Context matters in such things, and we need to acknowledge that the context in which we think about trade has shifted. With past U.S. administrations, whether Republican or Democratic, unambiguously committed to the free market system and the expansion of economic freedom around the world, a congressional grant of negotiating authority provided maximum leverage to U.S. negotiators to craft deals that reduced tariff and non-tariff barriers to trade and opened other countries’ markets and our own as well.

As tariffs have come down and non-tariff barriers have begun to fall, trade negotiators have turned their attention to a much wider range of issues, including things like labor and environmental standards, currency manipulation and investment regulations, and even human rights conventions. Trade agreements are becoming ever more comprehensive, and their regulatory reach has become significant.

Here’s where the U.S. context really matters. We have a president, committed to an expansive regulatory agenda at home, who has proclaimed his intention to negotiate “the most progressive trade agreement in our nation’s history.”

It is not clear why any Republican, conservative, or indeed anyone committed to economic freedom would want to grant him authority to do so.

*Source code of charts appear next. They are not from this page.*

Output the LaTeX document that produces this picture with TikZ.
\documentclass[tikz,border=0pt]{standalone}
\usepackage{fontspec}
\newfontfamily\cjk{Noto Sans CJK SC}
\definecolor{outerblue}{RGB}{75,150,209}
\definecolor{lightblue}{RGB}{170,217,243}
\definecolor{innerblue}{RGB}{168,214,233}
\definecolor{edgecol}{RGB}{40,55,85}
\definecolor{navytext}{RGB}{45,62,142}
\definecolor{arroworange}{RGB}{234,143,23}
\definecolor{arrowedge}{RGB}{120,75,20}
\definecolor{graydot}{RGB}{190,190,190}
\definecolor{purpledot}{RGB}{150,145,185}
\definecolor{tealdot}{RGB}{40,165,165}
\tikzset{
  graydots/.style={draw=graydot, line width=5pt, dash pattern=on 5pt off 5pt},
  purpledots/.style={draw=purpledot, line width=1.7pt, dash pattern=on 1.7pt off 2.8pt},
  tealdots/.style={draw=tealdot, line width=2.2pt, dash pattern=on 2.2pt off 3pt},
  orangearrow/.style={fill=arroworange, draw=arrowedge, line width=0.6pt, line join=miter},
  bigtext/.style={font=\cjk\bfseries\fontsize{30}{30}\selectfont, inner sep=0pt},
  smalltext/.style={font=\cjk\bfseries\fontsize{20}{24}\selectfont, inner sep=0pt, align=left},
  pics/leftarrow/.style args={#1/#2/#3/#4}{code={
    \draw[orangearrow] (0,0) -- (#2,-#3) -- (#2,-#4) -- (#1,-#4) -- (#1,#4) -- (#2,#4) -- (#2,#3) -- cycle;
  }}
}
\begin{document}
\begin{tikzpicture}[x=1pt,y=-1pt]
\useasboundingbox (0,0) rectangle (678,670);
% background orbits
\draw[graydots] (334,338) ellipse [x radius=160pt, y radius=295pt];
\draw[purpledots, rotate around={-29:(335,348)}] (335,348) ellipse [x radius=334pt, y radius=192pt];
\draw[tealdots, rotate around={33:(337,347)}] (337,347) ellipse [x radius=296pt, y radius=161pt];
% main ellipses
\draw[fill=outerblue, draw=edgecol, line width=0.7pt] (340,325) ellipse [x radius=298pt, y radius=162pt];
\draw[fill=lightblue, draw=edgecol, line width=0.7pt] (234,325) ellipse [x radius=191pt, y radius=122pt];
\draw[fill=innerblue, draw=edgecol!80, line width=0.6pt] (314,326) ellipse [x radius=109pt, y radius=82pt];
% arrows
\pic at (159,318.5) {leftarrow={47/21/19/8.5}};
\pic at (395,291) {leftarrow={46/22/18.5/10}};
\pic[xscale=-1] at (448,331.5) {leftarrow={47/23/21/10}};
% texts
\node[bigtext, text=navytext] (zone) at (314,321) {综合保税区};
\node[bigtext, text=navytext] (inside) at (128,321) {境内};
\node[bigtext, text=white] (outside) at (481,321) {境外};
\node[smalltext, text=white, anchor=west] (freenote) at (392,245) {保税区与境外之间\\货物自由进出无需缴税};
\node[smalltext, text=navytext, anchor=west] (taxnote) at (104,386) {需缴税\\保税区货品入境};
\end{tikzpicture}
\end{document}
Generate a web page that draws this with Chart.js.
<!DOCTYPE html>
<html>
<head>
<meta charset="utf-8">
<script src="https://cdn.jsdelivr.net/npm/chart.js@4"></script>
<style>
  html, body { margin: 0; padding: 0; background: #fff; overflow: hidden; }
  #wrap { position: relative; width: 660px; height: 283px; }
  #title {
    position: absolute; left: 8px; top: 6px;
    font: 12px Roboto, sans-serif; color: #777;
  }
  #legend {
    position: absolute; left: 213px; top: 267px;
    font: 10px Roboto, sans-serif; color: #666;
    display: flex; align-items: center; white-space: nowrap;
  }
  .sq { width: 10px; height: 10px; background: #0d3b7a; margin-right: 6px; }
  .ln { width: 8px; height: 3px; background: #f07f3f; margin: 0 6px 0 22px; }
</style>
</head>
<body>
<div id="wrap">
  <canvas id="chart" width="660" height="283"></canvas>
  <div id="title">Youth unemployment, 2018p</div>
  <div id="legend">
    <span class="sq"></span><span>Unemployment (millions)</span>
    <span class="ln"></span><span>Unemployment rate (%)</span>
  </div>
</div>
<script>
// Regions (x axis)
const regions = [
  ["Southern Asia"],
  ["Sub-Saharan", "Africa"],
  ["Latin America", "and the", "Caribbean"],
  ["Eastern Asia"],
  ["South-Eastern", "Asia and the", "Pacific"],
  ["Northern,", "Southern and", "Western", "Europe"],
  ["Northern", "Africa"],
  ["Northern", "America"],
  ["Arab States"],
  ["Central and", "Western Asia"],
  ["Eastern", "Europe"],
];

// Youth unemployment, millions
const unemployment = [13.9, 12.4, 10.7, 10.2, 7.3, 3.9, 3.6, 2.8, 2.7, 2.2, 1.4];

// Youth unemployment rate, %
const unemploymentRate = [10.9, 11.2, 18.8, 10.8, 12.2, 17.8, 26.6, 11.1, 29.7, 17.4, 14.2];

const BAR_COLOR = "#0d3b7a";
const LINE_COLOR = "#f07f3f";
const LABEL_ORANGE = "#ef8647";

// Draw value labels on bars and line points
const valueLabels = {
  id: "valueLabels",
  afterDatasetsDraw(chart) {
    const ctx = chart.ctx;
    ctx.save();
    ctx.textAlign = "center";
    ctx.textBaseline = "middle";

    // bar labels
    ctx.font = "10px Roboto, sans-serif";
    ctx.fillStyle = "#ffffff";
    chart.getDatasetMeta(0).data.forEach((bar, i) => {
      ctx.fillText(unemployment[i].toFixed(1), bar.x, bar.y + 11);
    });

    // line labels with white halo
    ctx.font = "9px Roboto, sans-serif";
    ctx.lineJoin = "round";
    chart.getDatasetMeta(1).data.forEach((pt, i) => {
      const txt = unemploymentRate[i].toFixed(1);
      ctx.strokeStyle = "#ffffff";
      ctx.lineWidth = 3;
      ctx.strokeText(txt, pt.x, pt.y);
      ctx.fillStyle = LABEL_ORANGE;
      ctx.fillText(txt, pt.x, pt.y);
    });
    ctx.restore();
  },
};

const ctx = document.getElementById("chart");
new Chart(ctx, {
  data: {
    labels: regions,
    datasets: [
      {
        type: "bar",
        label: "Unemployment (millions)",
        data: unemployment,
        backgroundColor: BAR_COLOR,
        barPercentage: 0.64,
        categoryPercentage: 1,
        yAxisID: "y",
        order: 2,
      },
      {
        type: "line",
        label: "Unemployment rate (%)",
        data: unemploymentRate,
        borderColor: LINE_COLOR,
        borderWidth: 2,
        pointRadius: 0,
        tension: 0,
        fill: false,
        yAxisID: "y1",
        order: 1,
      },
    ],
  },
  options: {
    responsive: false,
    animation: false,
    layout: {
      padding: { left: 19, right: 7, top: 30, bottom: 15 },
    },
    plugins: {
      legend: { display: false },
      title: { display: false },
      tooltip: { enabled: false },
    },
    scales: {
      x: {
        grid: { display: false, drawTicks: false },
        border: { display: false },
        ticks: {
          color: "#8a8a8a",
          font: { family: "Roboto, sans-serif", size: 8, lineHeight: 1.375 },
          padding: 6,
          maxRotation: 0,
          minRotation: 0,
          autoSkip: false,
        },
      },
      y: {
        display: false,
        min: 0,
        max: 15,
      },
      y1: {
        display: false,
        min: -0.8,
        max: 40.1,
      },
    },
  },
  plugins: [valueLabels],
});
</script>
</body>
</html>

We have experienced six years of progressive economic policies at home, including new regulations aimed at curtailing energy availability and use, restricting access to finance, limiting options for health care, turning the internet into a public utility and stifling free choice and reform in the education sector. The result has been the slowest recovery in history, low economic growth and a huge expansion of federal debt.

The last thing we need is to add “progressive” trade agreements to the mix, extending our growth-killing regulatory policies overseas.

We have a president, committed to an expansive regulatory agenda at home, who has proclaimed his intention to negotiate “the most progressive trade agreement in our nation’s history.”

Trade liberalization is arguably the single most important factor in the massive reduction in worldwide poverty in recent years. It is certainly a prime factor in the remarkable standard of living in America and other developed countries. American consumers have benefited greatly from free trade, from lower prices and unprecedented affordable access to goods and services produced around the world.

Unfortunately, we currently have a president who wants a more “progressive” highly regulated economy, not one that offers more freedom or choice for individuals to trade with whomever they want. That’s the current context, and it imposes both a responsibility and an opportunity for congressional leadership.

The president wants Trade Promotion Authority, and Congress should give it to him. But what is needed is not the massive TPA recently shelved, with its expansive agenda justifying government intrusion into almost every area of economic activity, but rather a much narrower TPA, one that would limit the president to negotiation of an agreement that would expand choices and promote greater trade, not more economic regulation.

Above all, Congress should insist that any agreement contain only provisions that reduce tariffs and other barriers to trade. No new regulations on labor, no new regulations on the environment, no new regulations on finance—indeed, no new regulations at all.

It’s long past time for Congress to acknowledge Americans’ right to import. Of course we also want to improve access for our companies to overseas markets, but not if the cost is a reduction in our consumers’ ability to choose freely in the worldwide marketplace.

If the president won’t stand up for economic freedom, and resist the special interests, lobbyists and cronies who want to use the power of government to grant them economic privileges and protected monopoly markets at home, Congress is our best, perhaps our only, hope.

Those in Congress who believe in economic freedom have an opportunity over the next month to craft a new TPA that would instruct the president to negotiate with potential partners across the Pacific and the Atlantic to liberalize trade flows and get our economies moving again.

Of course Obama may not agree, in which case real trade liberalization will have to wait. Ultimately, it will be up to the American people to decide if they want to recommit to the principles of economic freedom that have brought unprecedented prosperity to our country, or stick with a “progressive” agenda that history teaches can deliver only low growth and economic stagnation.